Your task ▸ Can you print the data exactly and leave out each image?
===============
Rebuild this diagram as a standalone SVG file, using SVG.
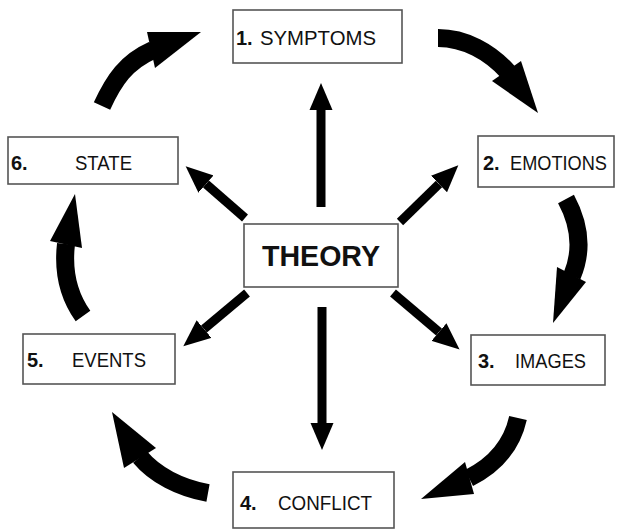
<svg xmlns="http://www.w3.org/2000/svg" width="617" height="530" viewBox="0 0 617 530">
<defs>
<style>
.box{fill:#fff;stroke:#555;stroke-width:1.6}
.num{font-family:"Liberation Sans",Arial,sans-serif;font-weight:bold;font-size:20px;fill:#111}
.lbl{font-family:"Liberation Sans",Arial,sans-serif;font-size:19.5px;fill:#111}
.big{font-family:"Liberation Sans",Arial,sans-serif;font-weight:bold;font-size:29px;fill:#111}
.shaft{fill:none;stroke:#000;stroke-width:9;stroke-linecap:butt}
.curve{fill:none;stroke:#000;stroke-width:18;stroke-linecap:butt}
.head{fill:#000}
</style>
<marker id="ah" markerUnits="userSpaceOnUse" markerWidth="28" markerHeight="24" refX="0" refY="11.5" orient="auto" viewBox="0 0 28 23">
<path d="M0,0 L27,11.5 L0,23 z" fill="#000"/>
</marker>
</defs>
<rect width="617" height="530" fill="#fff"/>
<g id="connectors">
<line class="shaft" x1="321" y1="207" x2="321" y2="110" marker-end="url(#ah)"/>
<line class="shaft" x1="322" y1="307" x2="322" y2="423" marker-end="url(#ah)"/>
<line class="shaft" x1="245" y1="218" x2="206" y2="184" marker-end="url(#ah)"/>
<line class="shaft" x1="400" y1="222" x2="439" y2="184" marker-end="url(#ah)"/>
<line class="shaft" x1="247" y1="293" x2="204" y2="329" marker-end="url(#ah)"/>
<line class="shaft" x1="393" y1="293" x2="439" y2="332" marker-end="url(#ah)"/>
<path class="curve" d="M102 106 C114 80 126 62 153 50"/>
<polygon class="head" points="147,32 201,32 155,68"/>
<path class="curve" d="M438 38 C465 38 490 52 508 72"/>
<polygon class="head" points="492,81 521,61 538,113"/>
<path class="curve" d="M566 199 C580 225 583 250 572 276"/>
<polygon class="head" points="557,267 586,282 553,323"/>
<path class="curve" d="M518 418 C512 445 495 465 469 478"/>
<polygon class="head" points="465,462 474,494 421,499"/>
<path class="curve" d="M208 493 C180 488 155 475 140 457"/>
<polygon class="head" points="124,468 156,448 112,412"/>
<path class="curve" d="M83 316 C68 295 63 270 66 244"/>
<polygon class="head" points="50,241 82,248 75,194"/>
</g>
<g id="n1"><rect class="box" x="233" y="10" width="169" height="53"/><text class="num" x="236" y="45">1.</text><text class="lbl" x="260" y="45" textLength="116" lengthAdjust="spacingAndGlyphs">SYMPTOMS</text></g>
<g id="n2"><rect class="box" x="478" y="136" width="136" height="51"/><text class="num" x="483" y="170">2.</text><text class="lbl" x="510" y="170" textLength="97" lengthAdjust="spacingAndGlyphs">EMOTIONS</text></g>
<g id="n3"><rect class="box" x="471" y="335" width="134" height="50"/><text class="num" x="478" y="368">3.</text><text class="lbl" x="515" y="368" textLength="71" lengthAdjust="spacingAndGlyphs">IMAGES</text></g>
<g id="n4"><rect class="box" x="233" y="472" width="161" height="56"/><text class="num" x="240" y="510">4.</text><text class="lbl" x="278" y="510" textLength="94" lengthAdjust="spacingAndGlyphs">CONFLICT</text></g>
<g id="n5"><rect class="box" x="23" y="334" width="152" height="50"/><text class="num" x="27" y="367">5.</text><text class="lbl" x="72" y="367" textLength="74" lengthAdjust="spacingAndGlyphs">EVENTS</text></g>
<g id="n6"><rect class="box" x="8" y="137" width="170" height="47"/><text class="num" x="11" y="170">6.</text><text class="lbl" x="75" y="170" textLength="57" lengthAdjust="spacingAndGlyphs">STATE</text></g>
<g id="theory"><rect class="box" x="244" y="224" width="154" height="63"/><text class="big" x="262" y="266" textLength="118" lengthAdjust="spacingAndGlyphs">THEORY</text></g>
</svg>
===============
Solution for this problem ▸
Rebuild this diagram as a standalone SVG file, using SVG.
<svg xmlns="http://www.w3.org/2000/svg" width="617" height="530" viewBox="0 0 617 530">
<defs>
<style>
.box{fill:#fff;stroke:#555;stroke-width:1.6}
.num{font-family:"Liberation Sans",Arial,sans-serif;font-weight:bold;font-size:20px;fill:#111}
.lbl{font-family:"Liberation Sans",Arial,sans-serif;font-size:19.5px;fill:#111}
.big{font-family:"Liberation Sans",Arial,sans-serif;font-weight:bold;font-size:29px;fill:#111}
.shaft{fill:none;stroke:#000;stroke-width:9;stroke-linecap:butt}
.curve{fill:none;stroke:#000;stroke-width:18;stroke-linecap:butt}
.head{fill:#000}
</style>
<marker id="ah" markerUnits="userSpaceOnUse" markerWidth="28" markerHeight="24" refX="0" refY="11.5" orient="auto" viewBox="0 0 28 23">
<path d="M0,0 L27,11.5 L0,23 z" fill="#000"/>
</marker>
</defs>
<rect width="617" height="530" fill="#fff"/>
<g id="connectors">
<line class="shaft" x1="321" y1="207" x2="321" y2="110" marker-end="url(#ah)"/>
<line class="shaft" x1="322" y1="307" x2="322" y2="423" marker-end="url(#ah)"/>
<line class="shaft" x1="245" y1="218" x2="206" y2="184" marker-end="url(#ah)"/>
<line class="shaft" x1="400" y1="222" x2="439" y2="184" marker-end="url(#ah)"/>
<line class="shaft" x1="247" y1="293" x2="204" y2="329" marker-end="url(#ah)"/>
<line class="shaft" x1="393" y1="293" x2="439" y2="332" marker-end="url(#ah)"/>
<path class="curve" d="M102 106 C114 80 126 62 153 50"/>
<polygon class="head" points="147,32 201,32 155,68"/>
<path class="curve" d="M438 38 C465 38 490 52 508 72"/>
<polygon class="head" points="492,81 521,61 538,113"/>
<path class="curve" d="M566 199 C580 225 583 250 572 276"/>
<polygon class="head" points="557,267 586,282 553,323"/>
<path class="curve" d="M518 418 C512 445 495 465 469 478"/>
<polygon class="head" points="465,462 474,494 421,499"/>
<path class="curve" d="M208 493 C180 488 155 475 140 457"/>
<polygon class="head" points="124,468 156,448 112,412"/>
<path class="curve" d="M83 316 C68 295 63 270 66 244"/>
<polygon class="head" points="50,241 82,248 75,194"/>
</g>
<g id="n1"><rect class="box" x="233" y="10" width="169" height="53"/><text class="num" x="236" y="45">1.</text><text class="lbl" x="260" y="45" textLength="116" lengthAdjust="spacingAndGlyphs">SYMPTOMS</text></g>
<g id="n2"><rect class="box" x="478" y="136" width="136" height="51"/><text class="num" x="483" y="170">2.</text><text class="lbl" x="510" y="170" textLength="97" lengthAdjust="spacingAndGlyphs">EMOTIONS</text></g>
<g id="n3"><rect class="box" x="471" y="335" width="134" height="50"/><text class="num" x="478" y="368">3.</text><text class="lbl" x="515" y="368" textLength="71" lengthAdjust="spacingAndGlyphs">IMAGES</text></g>
<g id="n4"><rect class="box" x="233" y="472" width="161" height="56"/><text class="num" x="240" y="510">4.</text><text class="lbl" x="278" y="510" textLength="94" lengthAdjust="spacingAndGlyphs">CONFLICT</text></g>
<g id="n5"><rect class="box" x="23" y="334" width="152" height="50"/><text class="num" x="27" y="367">5.</text><text class="lbl" x="72" y="367" textLength="74" lengthAdjust="spacingAndGlyphs">EVENTS</text></g>
<g id="n6"><rect class="box" x="8" y="137" width="170" height="47"/><text class="num" x="11" y="170">6.</text><text class="lbl" x="75" y="170" textLength="57" lengthAdjust="spacingAndGlyphs">STATE</text></g>
<g id="theory"><rect class="box" x="244" y="224" width="154" height="63"/><text class="big" x="262" y="266" textLength="118" lengthAdjust="spacingAndGlyphs">THEORY</text></g>
</svg>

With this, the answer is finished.